As exciting and rewarding as this project was, there is always room for improvement. In our modeling phase, we implicitly assumed that these top schools apply the same criteria to vetting applicants every year, whereas in the reality, they probably update (even if slightly) what they look for in students as time passes. For next steps, I would focus on performing some more feature-engineering by looking at interaction effects (e.g. Varsity * Captain), and by exploring deeper effects intertwined across variables (e.g. a Hispanic student holding a leadership position in an Asian Student Society).

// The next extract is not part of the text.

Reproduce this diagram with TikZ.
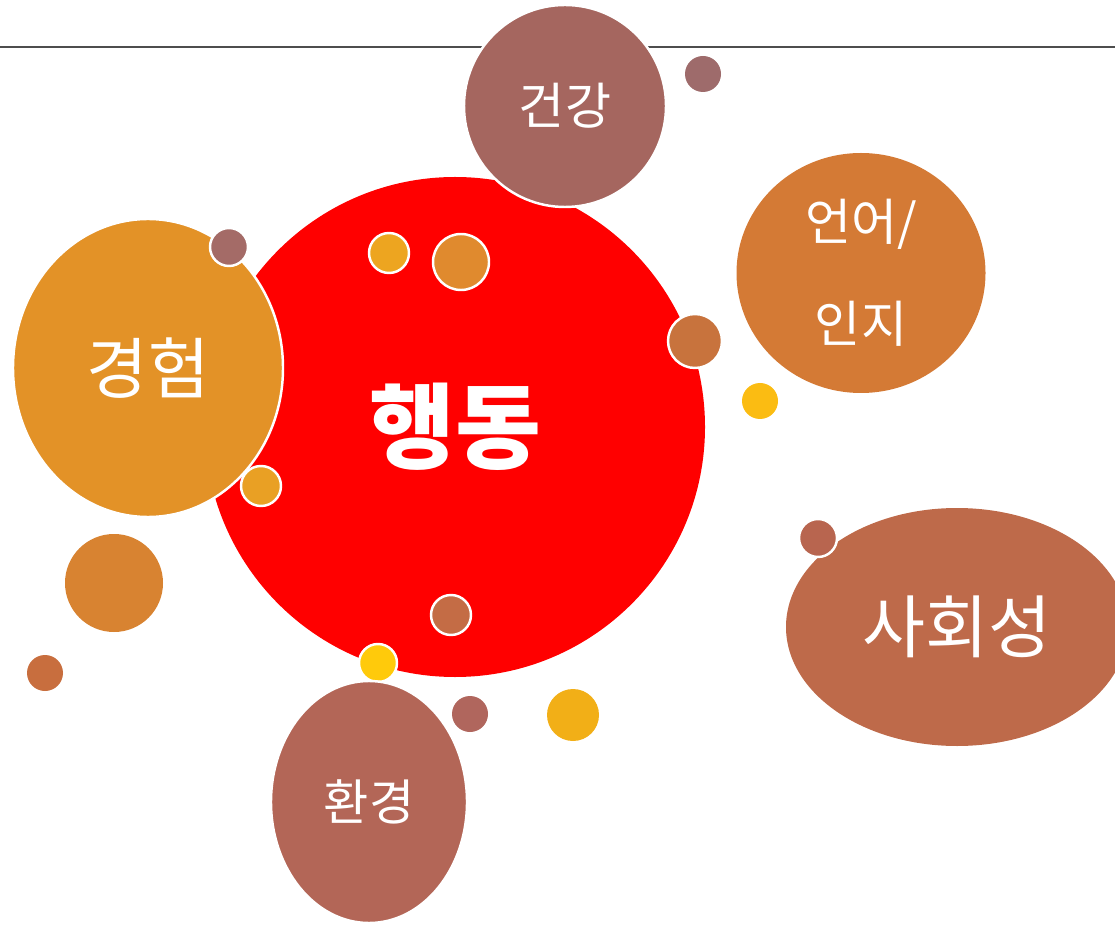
\documentclass[tikz,border=0pt]{standalone}
\usepackage{fontspec}
\setmainfont{Noto Sans CJK KR}
\usetikzlibrary{shapes.geometric}
\definecolor{cRed}{HTML}{FF0000}
\definecolor{cHealth}{HTML}{A5665F}
\definecolor{cMauve}{HTML}{9E6B6B}
\definecolor{cLang}{HTML}{D47A35}
\definecolor{cYel}{HTML}{FBBC12}
\definecolor{cExp}{HTML}{E39227}
\definecolor{cExpDot}{HTML}{A46B67}
\definecolor{cOrA}{HTML}{E9A024}
\definecolor{cOrB}{HTML}{EDA520}
\definecolor{cOrC}{HTML}{E08A2E}
\definecolor{cCop}{HTML}{C8733D}
\definecolor{cCopB}{HTML}{C46C45}
\definecolor{cGold}{HTML}{FFCA0B}
\definecolor{cEnv}{HTML}{B36657}
\definecolor{cEnvDot}{HTML}{B0665D}
\definecolor{cAmb}{HTML}{F2AF17}
\definecolor{cOrD}{HTML}{D88331}
\definecolor{cCopC}{HTML}{C86E3E}
\definecolor{cSoc}{HTML}{BE6A4A}
\definecolor{cSocDot}{HTML}{B8654F}
\definecolor{cLine}{HTML}{4D4D4D}
\def\pu{0.02cm}
\tikzset{
  blob/.style={ellipse, draw=white, line width=1.4pt, inner sep=0pt, text=white, align=center},
  dot/.style n args={2}{blob, fill=#1, minimum width={2*#2*\pu}, minimum height={2*#2*\pu}},
  oval/.style n args={3}{blob, fill=#1, minimum width={2*#2*\pu}, minimum height={2*#3*\pu}},
}
\begin{document}
\begin{tikzpicture}[x=\pu, y=-\pu]
\useasboundingbox (0,0) rectangle (1115,925);
\clip (0,0) rectangle (1115,925);
\coordinate (lineL) at (0,47);
\coordinate (lineR) at (1115,47);
\draw[cLine, line width=1.7pt] (lineL) -- (lineR);
\node[oval={cRed}{250}{250}, draw=none, font=\fontsize{53}{55}\selectfont\bfseries] (act) at (455,427) {행동};
\node[oval={cHealth}{101}{101}, font=\fontsize{28.5}{30}\selectfont] (health) at (565,106) {건강};
\node[dot={cMauve}{18}, draw=none] (d1) at (703,74) {};
\node[oval={cLang}{124.5}{120}, draw=none, font=\fontsize{28.5}{58}\selectfont] (lang) at (861,273) {언어/\\인지};
\node[dot={cYel}{18}, draw=none] (d2) at (760,401) {};
\node[oval={cExp}{135}{149}, font=\fontsize{38}{40}\selectfont] (exp) at (148,368) {경험};
\node[dot={cExpDot}{19}] (d3) at (229,247) {};
\node[dot={cOrA}{20}] (d4) at (261,486) {};
\node[dot={cOrB}{20}] (d5) at (389,253) {};
\node[dot={cOrC}{28}] (d6) at (461,262) {};
\node[dot={cCop}{27}] (d7) at (695,341) {};
\node[dot={cCopB}{20}] (d8) at (451,615) {};
\node[dot={cGold}{19}] (d9) at (378,663) {};
\node[oval={cEnv}{98}{121}, font=\fontsize{28}{30}\selectfont] (env) at (369,802) {환경};
\node[dot={cEnvDot}{18}, draw=none] (d10) at (470,714) {};
\node[dot={cAmb}{26}, draw=none] (d11) at (573,715) {};
\node[oval={cOrD}{49}{49}, draw=none] (d12) at (114,583) {};
\node[dot={cCopC}{18}, draw=none] (d13) at (45,673) {};
\node[oval={cSoc}{171}{119}, draw=none, font=\fontsize{39}{41}\selectfont] (soc) at (957,627) {사회성};
\node[dot={cSocDot}{19}] (d14) at (818,538) {};
\end{tikzpicture}
\end{document}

To take this project to the next level, I would also explore using Latent Dirichlet Allocation (LDA) for the topic modeling portion. LDA is a generative statistical model that assumes every essay has an underlying distribution of topics, and every topic has an underlying distribution of words. Recent literature has suggested that this probabilistic approach can yield better results, so it would be a natural next step to explore.
As AdmitSee continues to grow and collect more data, it would be interesting to see how the visualization of schools above differs between undergraduate and graduate essays, and to also look at trends over time (e.g. have certain schools shifted from more career-driven to more personality-driven essays?)